Thursday, November 21, 2013

Globe Backyard TV- Security Breach

 Definition - A security breach is any incident that results in an unauthorized access to data, applications, services, networks and/or devices by bypassing their underlying security mechanisms.  A security breach occurs when an individual or an application illegitimately enters a private, confidential or unauthorized logical IT perimeter.

The public has been breached: Senators Ron Wyden, D-Ore., and Mark Udall, D-Colo., reasserted their opposition to the NSA's collection of phone records data in a joint statement, in which they said significant violations of privacy in the NSA program remain classified.  "We have said before that we have seen no evidence that the bulk collection of Americans' phone records has provided any intelligence that couldn't be gathered through less intrusive means and that bulk collection should be ended," according to the joint statement.

"The court entrusted NSA with extraordinary authority, and with it came the highest responsibility for compliance and protection of privacy rights," NSA Director Keith Alexander wrote in one of the declassified documents.  "In several instances, NSA implemented its authority in a manner inconsistent with the orders, and some of these inconsistencies were not recognized for more than two and a half years." 

New documents, including once-secret court opinions and disclosures to congressional committees, show that the NSA was under strict judicial supervision when collecting information connected to Americans.  But they also make clear that the agency repeatedly failed to comply with its guidelines. Violations were caused by "poor management, lack of involvement by compliance officials and lack of internal verification procedures, not by bad faith." (Yeah Right) 

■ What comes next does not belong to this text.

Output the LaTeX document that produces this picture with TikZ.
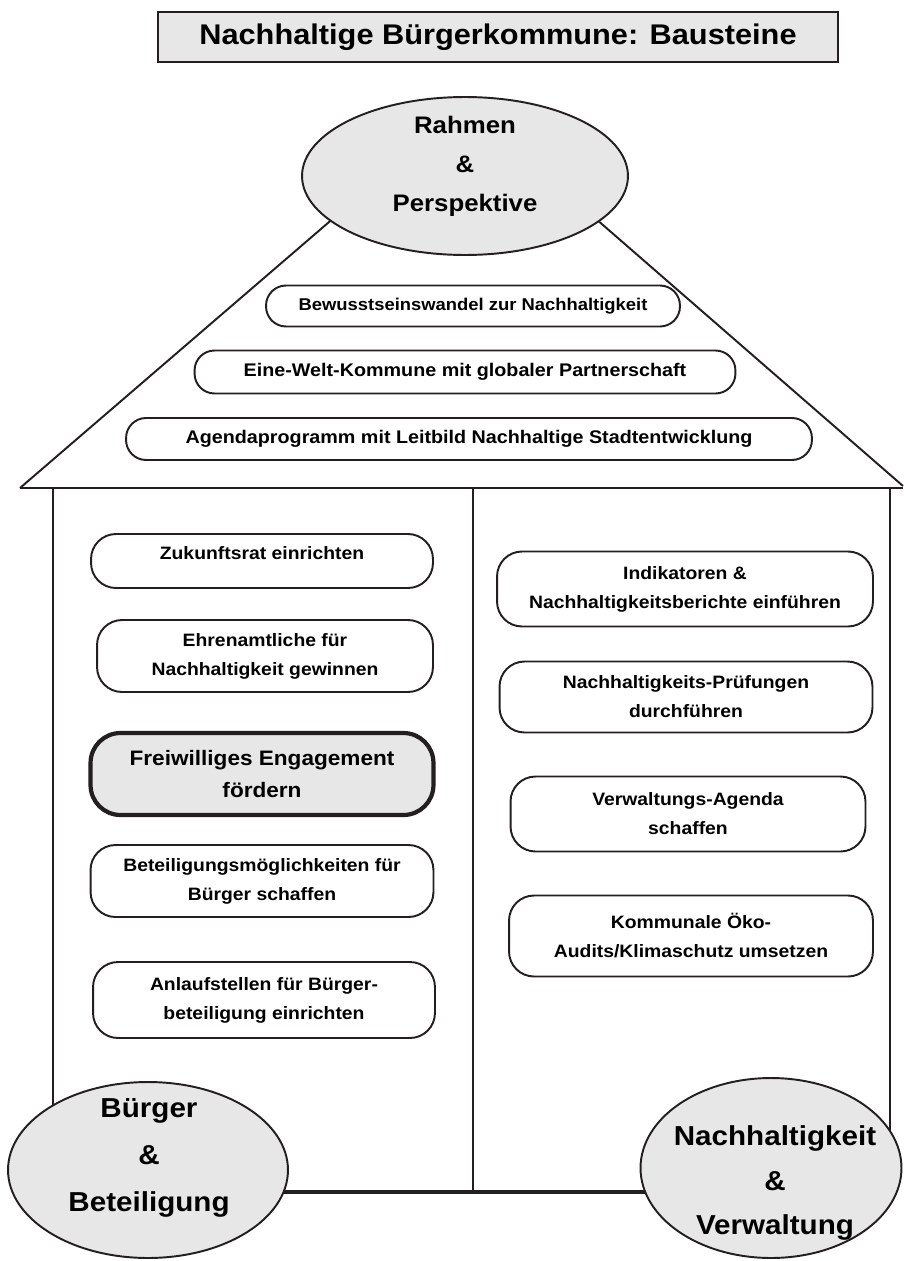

The Fourth Amendment has been violated which states, "the right of the people to be secure in their persons, houses, papers, and effects, against unreasonable searches and seizures, shall not be violated, and no Warrants shall issue, but upon probable cause, supported by Oath or affirmation, and particularly describing the place to be searched, and the persons or things to be seized."  For years, the Fourth Amendment also included a person's mail and phone calls, which is why the wiretapping of the '60s and '70s were a major controversy.